▶ _WORK TO COMPLETE_: Track down the lines that contain "script" and copy them.

==== SUPPLIED DATA ====

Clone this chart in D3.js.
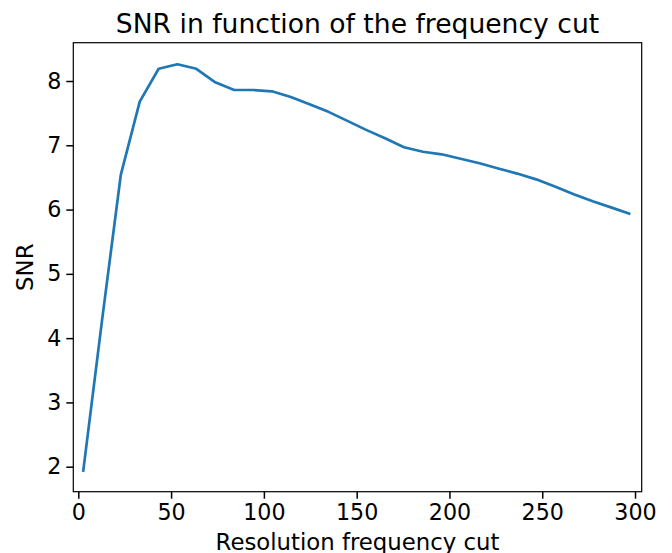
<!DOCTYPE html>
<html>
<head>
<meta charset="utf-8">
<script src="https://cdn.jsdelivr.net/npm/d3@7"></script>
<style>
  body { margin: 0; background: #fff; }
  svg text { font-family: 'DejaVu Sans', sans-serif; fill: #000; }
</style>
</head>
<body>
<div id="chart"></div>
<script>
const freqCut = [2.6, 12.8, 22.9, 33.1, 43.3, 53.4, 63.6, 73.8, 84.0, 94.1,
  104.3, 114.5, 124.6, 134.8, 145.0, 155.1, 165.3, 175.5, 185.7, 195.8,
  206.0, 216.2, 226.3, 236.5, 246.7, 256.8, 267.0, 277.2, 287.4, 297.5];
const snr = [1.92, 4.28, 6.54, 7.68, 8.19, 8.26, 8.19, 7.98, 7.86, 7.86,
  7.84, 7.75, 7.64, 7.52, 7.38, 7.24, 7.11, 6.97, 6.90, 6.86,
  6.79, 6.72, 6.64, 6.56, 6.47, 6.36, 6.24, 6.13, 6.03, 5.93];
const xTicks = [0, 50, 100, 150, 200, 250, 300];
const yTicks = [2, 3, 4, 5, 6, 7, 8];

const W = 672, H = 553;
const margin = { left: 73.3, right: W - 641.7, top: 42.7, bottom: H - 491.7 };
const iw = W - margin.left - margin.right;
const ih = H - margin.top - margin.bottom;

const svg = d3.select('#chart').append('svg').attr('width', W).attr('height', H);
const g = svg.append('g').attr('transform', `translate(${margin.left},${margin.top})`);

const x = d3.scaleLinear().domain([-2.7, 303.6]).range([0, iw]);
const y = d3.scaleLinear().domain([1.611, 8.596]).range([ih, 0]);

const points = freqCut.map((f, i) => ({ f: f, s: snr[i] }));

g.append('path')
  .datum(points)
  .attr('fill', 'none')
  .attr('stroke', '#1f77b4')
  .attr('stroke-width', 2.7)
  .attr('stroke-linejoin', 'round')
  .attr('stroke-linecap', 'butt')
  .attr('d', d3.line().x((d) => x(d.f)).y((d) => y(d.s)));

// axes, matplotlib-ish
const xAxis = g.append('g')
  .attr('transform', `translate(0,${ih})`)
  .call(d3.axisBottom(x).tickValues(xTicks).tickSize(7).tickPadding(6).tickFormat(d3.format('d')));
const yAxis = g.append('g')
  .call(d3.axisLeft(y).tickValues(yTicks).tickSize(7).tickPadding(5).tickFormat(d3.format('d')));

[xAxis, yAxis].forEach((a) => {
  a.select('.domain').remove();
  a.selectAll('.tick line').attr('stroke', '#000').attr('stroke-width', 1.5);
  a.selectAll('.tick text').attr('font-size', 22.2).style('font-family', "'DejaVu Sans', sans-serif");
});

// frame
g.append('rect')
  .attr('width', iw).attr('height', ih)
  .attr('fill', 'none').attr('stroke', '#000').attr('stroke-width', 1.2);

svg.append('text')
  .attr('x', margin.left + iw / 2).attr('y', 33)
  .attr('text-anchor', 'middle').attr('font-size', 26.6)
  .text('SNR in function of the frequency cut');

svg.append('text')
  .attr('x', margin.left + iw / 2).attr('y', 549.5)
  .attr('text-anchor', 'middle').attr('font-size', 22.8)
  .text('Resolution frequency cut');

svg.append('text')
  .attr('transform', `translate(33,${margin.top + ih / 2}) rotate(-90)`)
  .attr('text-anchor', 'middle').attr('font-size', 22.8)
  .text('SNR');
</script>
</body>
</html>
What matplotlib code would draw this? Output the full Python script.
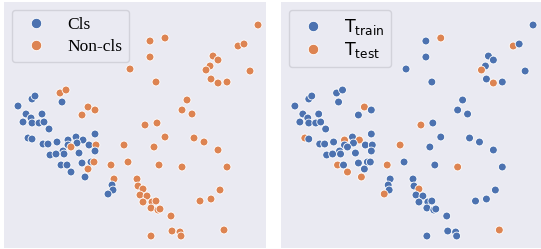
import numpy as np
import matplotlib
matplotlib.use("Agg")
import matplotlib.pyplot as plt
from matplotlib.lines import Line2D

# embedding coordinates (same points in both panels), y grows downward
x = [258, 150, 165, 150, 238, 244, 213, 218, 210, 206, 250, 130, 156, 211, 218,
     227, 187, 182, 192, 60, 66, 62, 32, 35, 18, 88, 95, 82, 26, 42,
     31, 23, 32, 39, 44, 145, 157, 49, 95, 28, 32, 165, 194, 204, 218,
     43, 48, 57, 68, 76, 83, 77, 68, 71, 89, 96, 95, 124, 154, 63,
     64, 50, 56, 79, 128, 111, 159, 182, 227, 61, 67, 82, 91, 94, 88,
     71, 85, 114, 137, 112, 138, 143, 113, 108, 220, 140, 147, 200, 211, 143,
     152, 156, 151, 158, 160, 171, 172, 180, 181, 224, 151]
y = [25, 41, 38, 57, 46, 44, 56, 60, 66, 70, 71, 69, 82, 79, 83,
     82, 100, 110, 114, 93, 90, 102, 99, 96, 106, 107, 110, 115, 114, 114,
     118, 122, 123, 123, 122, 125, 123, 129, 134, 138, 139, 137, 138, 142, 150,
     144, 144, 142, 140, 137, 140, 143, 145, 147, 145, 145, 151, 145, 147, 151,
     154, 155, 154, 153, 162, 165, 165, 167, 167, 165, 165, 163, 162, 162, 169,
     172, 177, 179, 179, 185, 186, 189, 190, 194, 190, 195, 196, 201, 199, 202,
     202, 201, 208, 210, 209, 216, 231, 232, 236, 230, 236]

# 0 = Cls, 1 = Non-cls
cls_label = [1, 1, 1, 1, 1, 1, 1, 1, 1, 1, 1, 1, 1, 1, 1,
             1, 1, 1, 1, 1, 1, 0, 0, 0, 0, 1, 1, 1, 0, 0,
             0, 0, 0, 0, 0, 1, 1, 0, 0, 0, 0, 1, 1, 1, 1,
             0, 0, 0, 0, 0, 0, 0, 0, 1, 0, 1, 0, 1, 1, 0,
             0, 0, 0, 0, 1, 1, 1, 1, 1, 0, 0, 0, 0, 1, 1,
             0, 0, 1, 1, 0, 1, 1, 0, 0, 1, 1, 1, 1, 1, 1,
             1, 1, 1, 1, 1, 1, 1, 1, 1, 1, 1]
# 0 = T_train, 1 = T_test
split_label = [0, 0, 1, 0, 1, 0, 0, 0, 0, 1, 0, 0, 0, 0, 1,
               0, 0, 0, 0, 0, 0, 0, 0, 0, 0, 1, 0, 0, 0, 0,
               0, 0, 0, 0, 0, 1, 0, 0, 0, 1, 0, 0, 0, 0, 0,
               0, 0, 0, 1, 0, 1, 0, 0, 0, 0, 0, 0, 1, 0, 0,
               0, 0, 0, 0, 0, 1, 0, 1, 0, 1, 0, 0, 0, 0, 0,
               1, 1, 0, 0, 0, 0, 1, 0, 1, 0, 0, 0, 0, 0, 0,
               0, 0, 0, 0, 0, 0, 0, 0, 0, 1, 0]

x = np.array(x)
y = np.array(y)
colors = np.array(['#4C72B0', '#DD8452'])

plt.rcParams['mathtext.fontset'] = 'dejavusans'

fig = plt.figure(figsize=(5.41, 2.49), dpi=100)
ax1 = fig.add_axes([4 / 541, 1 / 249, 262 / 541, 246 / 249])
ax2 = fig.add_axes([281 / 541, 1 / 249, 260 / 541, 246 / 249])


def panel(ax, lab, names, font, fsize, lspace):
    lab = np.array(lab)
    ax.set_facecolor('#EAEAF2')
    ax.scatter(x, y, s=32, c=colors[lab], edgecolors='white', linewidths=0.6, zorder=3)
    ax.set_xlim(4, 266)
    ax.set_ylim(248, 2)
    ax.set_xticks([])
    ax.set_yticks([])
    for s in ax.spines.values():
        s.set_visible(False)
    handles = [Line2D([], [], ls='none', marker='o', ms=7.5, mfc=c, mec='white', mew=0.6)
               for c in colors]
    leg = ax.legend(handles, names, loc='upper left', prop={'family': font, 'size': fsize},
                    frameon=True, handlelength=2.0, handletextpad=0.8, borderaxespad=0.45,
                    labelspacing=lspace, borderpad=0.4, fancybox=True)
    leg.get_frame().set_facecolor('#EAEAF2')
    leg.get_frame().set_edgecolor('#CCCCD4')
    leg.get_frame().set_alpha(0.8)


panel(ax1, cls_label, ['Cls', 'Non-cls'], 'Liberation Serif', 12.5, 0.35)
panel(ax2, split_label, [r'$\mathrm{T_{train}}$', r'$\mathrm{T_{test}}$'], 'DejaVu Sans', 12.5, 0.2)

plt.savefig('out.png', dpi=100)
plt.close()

====

▶ _REPLY TO THE EXERCISE_:
<script src="https://cdn.jsdelivr.net/npm/d3@7"></script>
<script>
</script>
What matplotlib code would draw this? Output the full Python script.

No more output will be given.